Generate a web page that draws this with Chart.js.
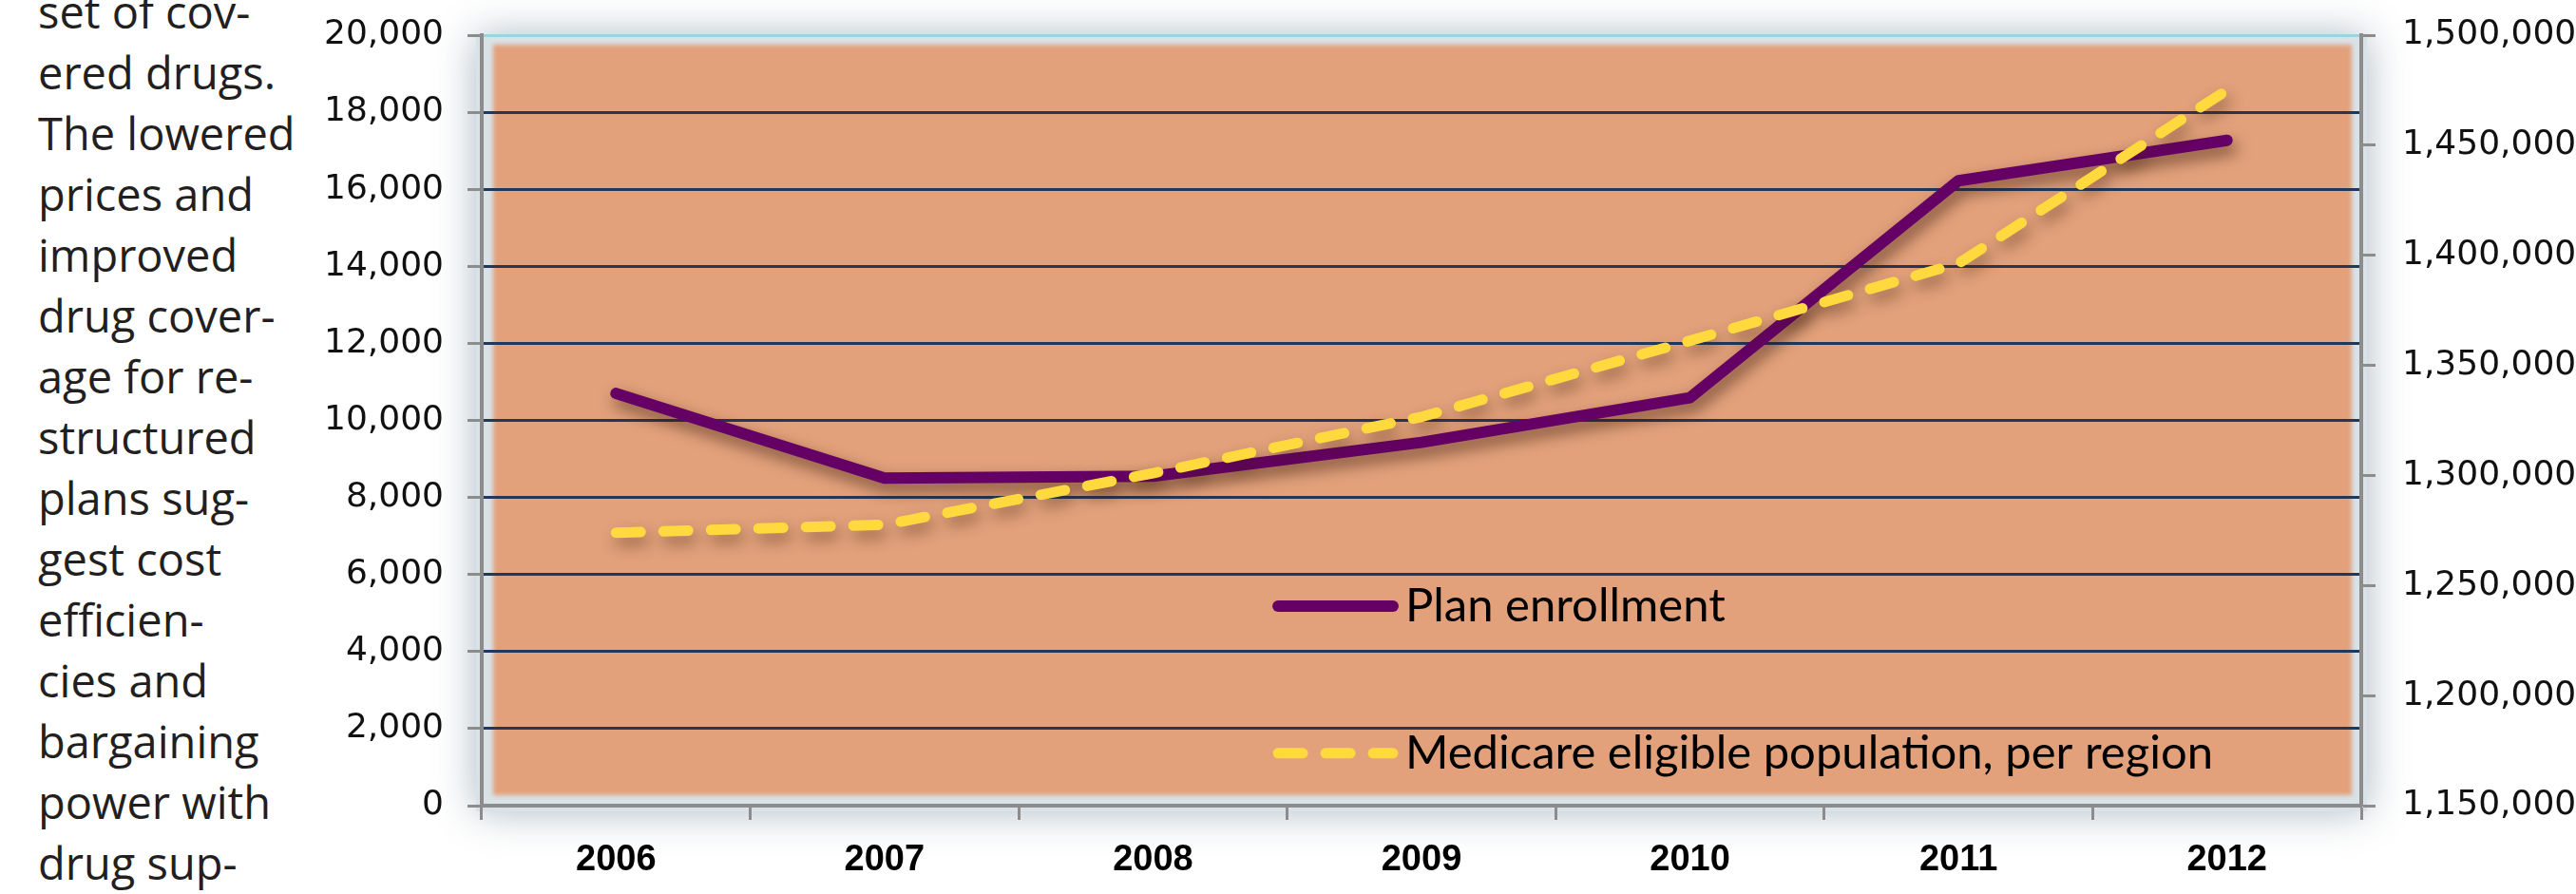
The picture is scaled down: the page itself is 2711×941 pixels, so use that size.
<!DOCTYPE html>
<html lang="en">
<head>
    <meta charset="UTF-8">
    <title>Plan enrollment and Medicare eligible population, 2006-2012</title>
    <style>
        body {
            margin: 0;
            padding: 0;
            background: #fff;
            width: 2711px;
            height: 941px;
            overflow: hidden;
            position: relative;
        }
        .side-text {
            position: absolute;
            left: 40px;
            top: -20px;
            font-family: "Open Sans", sans-serif;
            font-size: 47px;
            line-height: 64px;
            color: #231f20;
            white-space: pre;
        }
        .chart-box {
            position: absolute;
            left: 0;
            top: 0;
            width: 2711px;
            height: 941px;
        }
    </style>
</head>
<body>
    <div class="side-text">set of cov-
ered drugs.
The lowered
prices and
improved
drug cover-
age for re-
structured
plans sug-
gest cost
efficien-
cies and
bargaining
power with
drug sup-</div>

    <div class="chart-box">
        <canvas id="enrollChart" width="2711" height="941"></canvas>
    </div>

    <script src="https://cdn.jsdelivr.net/npm/chart.js"></script>
    <script>
        // data
        const years = ['2006', '2007', '2008', '2009', '2010', '2011', '2012'];
        const planEnrollment = [10700, 8500, 8550, 9430, 10590, 16220, 17270];
        const eligiblePopulation = [1274000, 1277600, 1301000, 1326600, 1361200, 1396300, 1475000];
        const leftTickLabels = ['0', '2,000', '4,000', '6,000', '8,000', '10,000', '12,000', '14,000', '16,000', '18,000', '20,000'];
        const rightTickLabels = ['1,150,000', '1,200,000', '1,250,000', '1,300,000', '1,350,000', '1,400,000', '1,450,000', '1,500,000'];
        const seriesNames = ['Plan enrollment', 'Medicare eligible population, per region'];

        const axisGray = '#8c8c8c';
        const purple = '#650065';
        const yellow = '#ffd93d';

        // light frame + orange plot area behind the grid
        const framePlugin = {
            id: 'frame',
            beforeDraw(chart) {
                const { ctx, chartArea: a } = chart;
                ctx.save();
                ctx.shadowColor = 'rgba(70, 100, 120, 0.45)';
                ctx.shadowBlur = 40;
                ctx.fillStyle = '#d9e2e7';
                ctx.fillRect(a.left - 6, a.top, a.width + 12, a.height + 6);
                ctx.restore();

                ctx.save();
                ctx.filter = 'blur(2px)';
                ctx.fillStyle = '#e2a17b';
                ctx.fillRect(a.left + 12, a.top + 10, a.width - 22, a.height - 21);
                ctx.restore();
            }
        };

        // soft drop shadow under the lines
        const shadowPlugin = {
            id: 'lineShadow',
            beforeDatasetDraw(chart, args) {
                const ctx = chart.ctx;
                ctx.save();
                ctx.shadowColor = args.index === 0 ? 'rgba(50, 20, 10, 0.6)' : 'rgba(60, 30, 10, 0.45)';
                ctx.shadowBlur = 16;
                ctx.shadowOffsetX = 4;
                ctx.shadowOffsetY = 8;
            },
            afterDatasetDraw(chart) {
                chart.ctx.restore();
            }
        };

        // legend sits inside the plot area
        const innerLegend = {
            id: 'innerLegend',
            afterDraw(chart) {
                const { ctx, chartArea: a } = chart;
                const x0 = a.left + a.width * 0.4237;
                const x1 = a.left + a.width * 0.4848;
                const tx = a.left + a.width * 0.4914;
                const rows = [a.top + a.height * 0.741, a.top + a.height * 0.932];
                chart.data.datasets.forEach((ds, i) => {
                    const y = rows[i];
                    ctx.save();
                    ctx.strokeStyle = ds.borderColor;
                    ctx.lineWidth = ds.borderWidth;
                    ctx.lineCap = 'round';
                    ctx.setLineDash(ds.borderDash || []);
                    ctx.beginPath();
                    ctx.moveTo(x0, y);
                    ctx.lineTo(x1, y);
                    ctx.stroke();
                    ctx.setLineDash([]);
                    ctx.fillStyle = '#000';
                    ctx.font = '49px Lato';
                    ctx.textBaseline = 'alphabetic';
                    ctx.fillText(ds.label, tx, y + 16);
                    ctx.restore();
                });
            }
        };

        // fixed axis widths; no extra label padding so the plot top sits where it should
        function fitSide(width) {
            return s => {
                s.width = width;
                s.paddingTop = 0;
                s.paddingBottom = 0;
            };
        }

        const ctx = document.getElementById('enrollChart').getContext('2d');
        new Chart(ctx, {
            type: 'line',
            data: {
                labels: years,
                datasets: [{
                    label: seriesNames[0],
                    data: planEnrollment,
                    yAxisID: 'y',
                    borderColor: purple,
                    borderWidth: 12,
                    borderCapStyle: 'round',
                    borderJoinStyle: 'round',
                    pointRadius: 0,
                    tension: 0,
                    order: 1
                }, {
                    label: seriesNames[1],
                    data: eligiblePopulation,
                    yAxisID: 'y1',
                    borderColor: yellow,
                    borderWidth: 11,
                    borderDash: [26, 24],
                    borderCapStyle: 'round',
                    borderJoinStyle: 'round',
                    pointRadius: 0,
                    tension: 0,
                    order: 0
                }]
            },
            options: {
                responsive: false,
                animation: false,
                layout: { padding: { top: 37, left: 0, right: 0, bottom: 0 } },
                plugins: {
                    legend: { display: false },
                    tooltip: { enabled: false }
                },
                scales: {
                    x: {
                        offset: true,
                        grid: {
                            offset: true,
                            drawOnChartArea: false,
                            tickLength: 15,
                            tickWidth: 3,
                            tickColor: axisGray
                        },
                        border: { color: axisGray, width: 4 },
                        ticks: {
                            color: '#000',
                            padding: 20,
                            maxRotation: 0,
                            font: { family: 'Liberation Sans', weight: 'bold', size: 38 }
                        },
                        afterFit: s => { s.height = 93; }
                    },
                    y: {
                        position: 'left',
                        min: 0,
                        max: 20000,
                        ticks: {
                            stepSize: 2000,
                            color: '#111',
                            padding: 25,
                            font: { family: 'DejaVu Sans', size: 36 },
                            callback: (v, i) => leftTickLabels[i]
                        },
                        grid: {
                            lineWidth: 3,
                            color: c => {
                                if (c.tick && c.tick.value === 20000) return '#9dd2e3';
                                if (c.tick && c.tick.value === 0) return 'rgba(0,0,0,0)';
                                return '#22385a';
                            },
                            tickLength: 15,
                            tickWidth: 3,
                            tickColor: axisGray
                        },
                        border: { color: axisGray, width: 4 },
                        afterFit: fitSide(507)
                    },
                    y1: {
                        position: 'right',
                        min: 1150000,
                        max: 1500000,
                        ticks: {
                            stepSize: 50000,
                            color: '#111',
                            padding: 28,
                            font: { family: 'DejaVu Sans', size: 36 },
                            callback: (v, i) => rightTickLabels[i]
                        },
                        grid: {
                            drawOnChartArea: false,
                            tickLength: 15,
                            tickWidth: 3,
                            tickColor: axisGray
                        },
                        border: { color: axisGray, width: 4 },
                        afterFit: fitSide(226)
                    }
                }
            },
            plugins: [framePlugin, shadowPlugin, innerLegend]
        });
    </script>
</body>
</html>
-=-=-
▶ [TASK STATEMENT]: Print the listing above in full, exactly as written. Omit any pictures.

▶ [SOLUTION BELOW]:
Generate a web page that draws this with Chart.js.
The picture is scaled down: the page itself is 2711×941 pixels, so use that size.
<!DOCTYPE html>
<html lang="en">
<head>
    <meta charset="UTF-8">
    <title>Plan enrollment and Medicare eligible population, 2006-2012</title>
    <style>
        body {
            margin: 0;
            padding: 0;
            background: #fff;
            width: 2711px;
            height: 941px;
            overflow: hidden;
            position: relative;
        }
        .side-text {
            position: absolute;
            left: 40px;
            top: -20px;
            font-family: "Open Sans", sans-serif;
            font-size: 47px;
            line-height: 64px;
            color: #231f20;
            white-space: pre;
        }
        .chart-box {
            position: absolute;
            left: 0;
            top: 0;
            width: 2711px;
            height: 941px;
        }
    </style>
</head>
<body>
    <div class="side-text">set of cov-
ered drugs.
The lowered
prices and
improved
drug cover-
age for re-
structured
plans sug-
gest cost
efficien-
cies and
bargaining
power with
drug sup-</div>

    <div class="chart-box">
        <canvas id="enrollChart" width="2711" height="941"></canvas>
    </div>

    <script src="https://cdn.jsdelivr.net/npm/chart.js"></script>
    <script>
        // data
        const years = ['2006', '2007', '2008', '2009', '2010', '2011', '2012'];
        const planEnrollment = [10700, 8500, 8550, 9430, 10590, 16220, 17270];
        const eligiblePopulation = [1274000, 1277600, 1301000, 1326600, 1361200, 1396300, 1475000];
        const leftTickLabels = ['0', '2,000', '4,000', '6,000', '8,000', '10,000', '12,000', '14,000', '16,000', '18,000', '20,000'];
        const rightTickLabels = ['1,150,000', '1,200,000', '1,250,000', '1,300,000', '1,350,000', '1,400,000', '1,450,000', '1,500,000'];
        const seriesNames = ['Plan enrollment', 'Medicare eligible population, per region'];

        const axisGray = '#8c8c8c';
        const purple = '#650065';
        const yellow = '#ffd93d';

        // light frame + orange plot area behind the grid
        const framePlugin = {
            id: 'frame',
            beforeDraw(chart) {
                const { ctx, chartArea: a } = chart;
                ctx.save();
                ctx.shadowColor = 'rgba(70, 100, 120, 0.45)';
                ctx.shadowBlur = 40;
                ctx.fillStyle = '#d9e2e7';
                ctx.fillRect(a.left - 6, a.top, a.width + 12, a.height + 6);
                ctx.restore();

                ctx.save();
                ctx.filter = 'blur(2px)';
                ctx.fillStyle = '#e2a17b';
                ctx.fillRect(a.left + 12, a.top + 10, a.width - 22, a.height - 21);
                ctx.restore();
            }
        };

        // soft drop shadow under the lines
        const shadowPlugin = {
            id: 'lineShadow',
            beforeDatasetDraw(chart, args) {
                const ctx = chart.ctx;
                ctx.save();
                ctx.shadowColor = args.index === 0 ? 'rgba(50, 20, 10, 0.6)' : 'rgba(60, 30, 10, 0.45)';
                ctx.shadowBlur = 16;
                ctx.shadowOffsetX = 4;
                ctx.shadowOffsetY = 8;
            },
            afterDatasetDraw(chart) {
                chart.ctx.restore();
            }
        };

        // legend sits inside the plot area
        const innerLegend = {
            id: 'innerLegend',
            afterDraw(chart) {
                const { ctx, chartArea: a } = chart;
                const x0 = a.left + a.width * 0.4237;
                const x1 = a.left + a.width * 0.4848;
                const tx = a.left + a.width * 0.4914;
                const rows = [a.top + a.height * 0.741, a.top + a.height * 0.932];
                chart.data.datasets.forEach((ds, i) => {
                    const y = rows[i];
                    ctx.save();
                    ctx.strokeStyle = ds.borderColor;
                    ctx.lineWidth = ds.borderWidth;
                    ctx.lineCap = 'round';
                    ctx.setLineDash(ds.borderDash || []);
                    ctx.beginPath();
                    ctx.moveTo(x0, y);
                    ctx.lineTo(x1, y);
                    ctx.stroke();
                    ctx.setLineDash([]);
                    ctx.fillStyle = '#000';
                    ctx.font = '49px Lato';
                    ctx.textBaseline = 'alphabetic';
                    ctx.fillText(ds.label, tx, y + 16);
                    ctx.restore();
                });
            }
        };

        // fixed axis widths; no extra label padding so the plot top sits where it should
        function fitSide(width) {
            return s => {
                s.width = width;
                s.paddingTop = 0;
                s.paddingBottom = 0;
            };
        }

        const ctx = document.getElementById('enrollChart').getContext('2d');
        new Chart(ctx, {
            type: 'line',
            data: {
                labels: years,
                datasets: [{
                    label: seriesNames[0],
                    data: planEnrollment,
                    yAxisID: 'y',
                    borderColor: purple,
                    borderWidth: 12,
                    borderCapStyle: 'round',
                    borderJoinStyle: 'round',
                    pointRadius: 0,
                    tension: 0,
                    order: 1
                }, {
                    label: seriesNames[1],
                    data: eligiblePopulation,
                    yAxisID: 'y1',
                    borderColor: yellow,
                    borderWidth: 11,
                    borderDash: [26, 24],
                    borderCapStyle: 'round',
                    borderJoinStyle: 'round',
                    pointRadius: 0,
                    tension: 0,
                    order: 0
                }]
            },
            options: {
                responsive: false,
                animation: false,
                layout: { padding: { top: 37, left: 0, right: 0, bottom: 0 } },
                plugins: {
                    legend: { display: false },
                    tooltip: { enabled: false }
                },
                scales: {
                    x: {
                        offset: true,
                        grid: {
                            offset: true,
                            drawOnChartArea: false,
                            tickLength: 15,
                            tickWidth: 3,
                            tickColor: axisGray
                        },
                        border: { color: axisGray, width: 4 },
                        ticks: {
                            color: '#000',
                            padding: 20,
                            maxRotation: 0,
                            font: { family: 'Liberation Sans', weight: 'bold', size: 38 }
                        },
                        afterFit: s => { s.height = 93; }
                    },
                    y: {
                        position: 'left',
                        min: 0,
                        max: 20000,
                        ticks: {
                            stepSize: 2000,
                            color: '#111',
                            padding: 25,
                            font: { family: 'DejaVu Sans', size: 36 },
                            callback: (v, i) => leftTickLabels[i]
                        },
                        grid: {
                            lineWidth: 3,
                            color: c => {
                                if (c.tick && c.tick.value === 20000) return '#9dd2e3';
                                if (c.tick && c.tick.value === 0) return 'rgba(0,0,0,0)';
                                return '#22385a';
                            },
                            tickLength: 15,
                            tickWidth: 3,
                            tickColor: axisGray
                        },
                        border: { color: axisGray, width: 4 },
                        afterFit: fitSide(507)
                    },
                    y1: {
                        position: 'right',
                        min: 1150000,
                        max: 1500000,
                        ticks: {
                            stepSize: 50000,
                            color: '#111',
                            padding: 28,
                            font: { family: 'DejaVu Sans', size: 36 },
                            callback: (v, i) => rightTickLabels[i]
                        },
                        grid: {
                            drawOnChartArea: false,
                            tickLength: 15,
                            tickWidth: 3,
                            tickColor: axisGray
                        },
                        border: { color: axisGray, width: 4 },
                        afterFit: fitSide(226)
                    }
                }
            },
            plugins: [framePlugin, shadowPlugin, innerLegend]
        });
    </script>
</body>
</html>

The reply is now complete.